# The problem:
Working from the top of the listing below, retype each line through the line containing "part = 100)", both included, with no pictures.

# Stored data:
** begin **
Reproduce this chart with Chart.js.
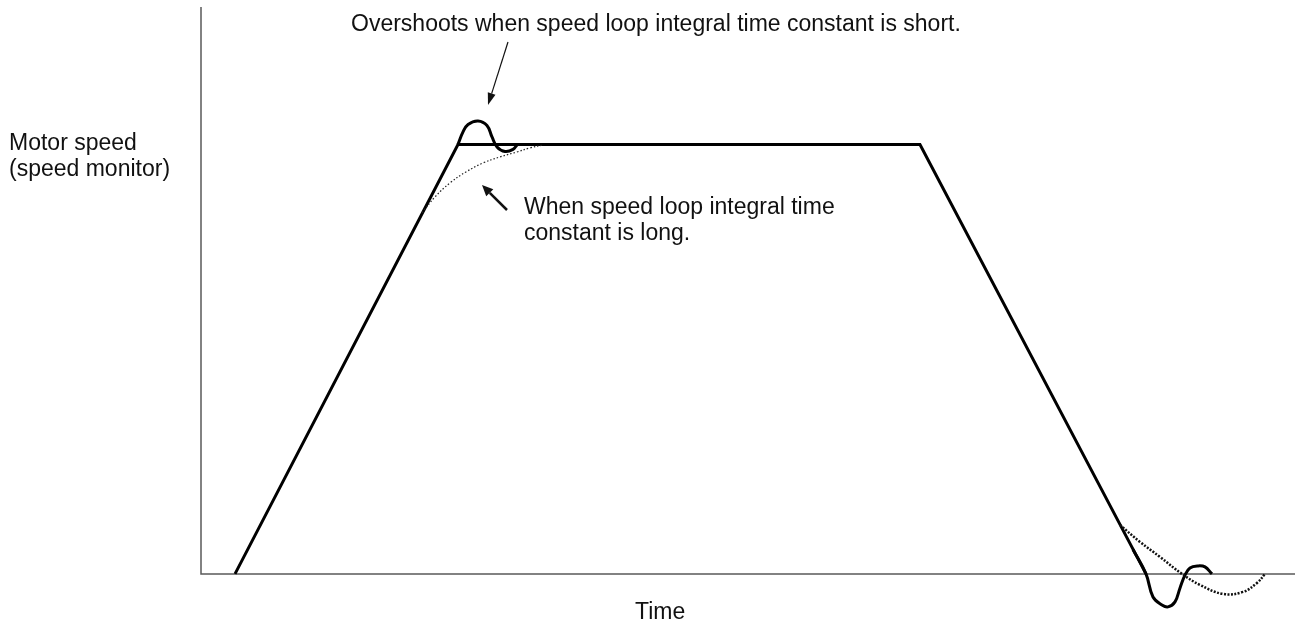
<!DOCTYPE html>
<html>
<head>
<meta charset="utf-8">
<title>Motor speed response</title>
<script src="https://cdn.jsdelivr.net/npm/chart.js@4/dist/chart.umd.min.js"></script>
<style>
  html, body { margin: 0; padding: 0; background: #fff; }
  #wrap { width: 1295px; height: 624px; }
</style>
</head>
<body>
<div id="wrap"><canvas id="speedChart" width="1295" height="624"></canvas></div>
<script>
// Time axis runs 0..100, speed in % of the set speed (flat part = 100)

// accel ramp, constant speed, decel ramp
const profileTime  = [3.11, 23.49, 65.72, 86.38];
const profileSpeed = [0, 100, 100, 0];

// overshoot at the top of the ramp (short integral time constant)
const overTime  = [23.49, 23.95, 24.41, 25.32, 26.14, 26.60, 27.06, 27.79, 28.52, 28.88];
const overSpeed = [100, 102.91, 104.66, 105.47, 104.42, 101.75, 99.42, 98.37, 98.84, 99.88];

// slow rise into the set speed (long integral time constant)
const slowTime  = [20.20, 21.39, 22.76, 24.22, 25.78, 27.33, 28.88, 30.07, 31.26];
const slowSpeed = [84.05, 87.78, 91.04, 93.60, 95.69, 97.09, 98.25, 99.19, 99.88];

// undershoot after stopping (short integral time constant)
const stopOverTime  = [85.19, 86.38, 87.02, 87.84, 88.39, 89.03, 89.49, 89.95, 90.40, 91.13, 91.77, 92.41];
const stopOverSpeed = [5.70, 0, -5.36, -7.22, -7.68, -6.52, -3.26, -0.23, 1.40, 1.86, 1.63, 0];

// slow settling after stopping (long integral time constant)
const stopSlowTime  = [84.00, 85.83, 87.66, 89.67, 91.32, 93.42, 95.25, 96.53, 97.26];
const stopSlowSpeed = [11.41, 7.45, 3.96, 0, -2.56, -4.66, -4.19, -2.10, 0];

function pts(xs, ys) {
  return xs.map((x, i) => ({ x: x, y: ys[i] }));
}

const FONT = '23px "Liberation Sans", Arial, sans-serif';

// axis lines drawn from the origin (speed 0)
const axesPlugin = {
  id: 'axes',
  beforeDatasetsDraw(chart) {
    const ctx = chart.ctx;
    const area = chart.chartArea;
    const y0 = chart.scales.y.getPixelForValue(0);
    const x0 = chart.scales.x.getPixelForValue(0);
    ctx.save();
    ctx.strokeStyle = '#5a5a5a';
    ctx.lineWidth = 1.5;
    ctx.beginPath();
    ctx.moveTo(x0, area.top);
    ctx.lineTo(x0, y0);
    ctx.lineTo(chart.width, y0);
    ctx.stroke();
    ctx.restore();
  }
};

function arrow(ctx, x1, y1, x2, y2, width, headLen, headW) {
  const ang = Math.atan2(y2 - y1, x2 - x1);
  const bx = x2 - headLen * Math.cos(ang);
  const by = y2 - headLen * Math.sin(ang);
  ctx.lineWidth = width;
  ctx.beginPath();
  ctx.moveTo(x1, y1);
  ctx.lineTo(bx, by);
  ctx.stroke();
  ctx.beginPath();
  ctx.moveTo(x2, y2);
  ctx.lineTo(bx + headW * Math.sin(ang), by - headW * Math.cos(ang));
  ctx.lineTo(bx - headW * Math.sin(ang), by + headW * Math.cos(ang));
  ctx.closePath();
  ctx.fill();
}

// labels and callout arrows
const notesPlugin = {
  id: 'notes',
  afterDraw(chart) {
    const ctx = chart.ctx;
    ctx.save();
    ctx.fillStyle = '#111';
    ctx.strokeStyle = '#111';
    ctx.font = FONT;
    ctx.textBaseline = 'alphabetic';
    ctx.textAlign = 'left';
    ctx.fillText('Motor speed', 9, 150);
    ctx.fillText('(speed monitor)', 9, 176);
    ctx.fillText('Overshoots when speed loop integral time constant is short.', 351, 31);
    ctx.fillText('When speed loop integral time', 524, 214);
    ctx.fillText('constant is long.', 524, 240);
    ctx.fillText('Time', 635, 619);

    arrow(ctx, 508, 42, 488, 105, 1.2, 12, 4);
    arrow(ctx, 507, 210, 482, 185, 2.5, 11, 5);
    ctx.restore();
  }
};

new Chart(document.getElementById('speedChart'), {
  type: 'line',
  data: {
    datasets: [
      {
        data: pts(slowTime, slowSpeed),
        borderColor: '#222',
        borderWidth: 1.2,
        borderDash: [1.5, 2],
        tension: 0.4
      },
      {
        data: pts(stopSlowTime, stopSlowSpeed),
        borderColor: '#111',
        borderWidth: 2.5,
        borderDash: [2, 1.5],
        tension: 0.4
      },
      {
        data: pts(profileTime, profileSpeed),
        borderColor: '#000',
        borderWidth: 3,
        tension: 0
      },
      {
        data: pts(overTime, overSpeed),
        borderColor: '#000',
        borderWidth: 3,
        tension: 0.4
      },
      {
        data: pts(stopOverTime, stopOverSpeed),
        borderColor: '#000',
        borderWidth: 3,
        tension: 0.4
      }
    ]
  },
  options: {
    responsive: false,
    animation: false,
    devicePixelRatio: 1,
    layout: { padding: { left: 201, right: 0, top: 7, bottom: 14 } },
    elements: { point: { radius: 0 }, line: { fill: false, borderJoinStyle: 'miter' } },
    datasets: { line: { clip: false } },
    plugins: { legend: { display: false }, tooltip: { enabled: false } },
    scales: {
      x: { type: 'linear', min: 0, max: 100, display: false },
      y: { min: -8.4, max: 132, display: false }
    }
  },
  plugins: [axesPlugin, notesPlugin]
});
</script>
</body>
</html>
** end **
# Exercise result:
Reproduce this chart with Chart.js.
<!DOCTYPE html>
<html>
<head>
<meta charset="utf-8">
<title>Motor speed response</title>
<script src="https://cdn.jsdelivr.net/npm/chart.js@4/dist/chart.umd.min.js"></script>
<style>
  html, body { margin: 0; padding: 0; background: #fff; }
  #wrap { width: 1295px; height: 624px; }
</style>
</head>
<body>
<div id="wrap"><canvas id="speedChart" width="1295" height="624"></canvas></div>
<script>
// Time axis runs 0..100, speed in % of the set speed (flat part = 100)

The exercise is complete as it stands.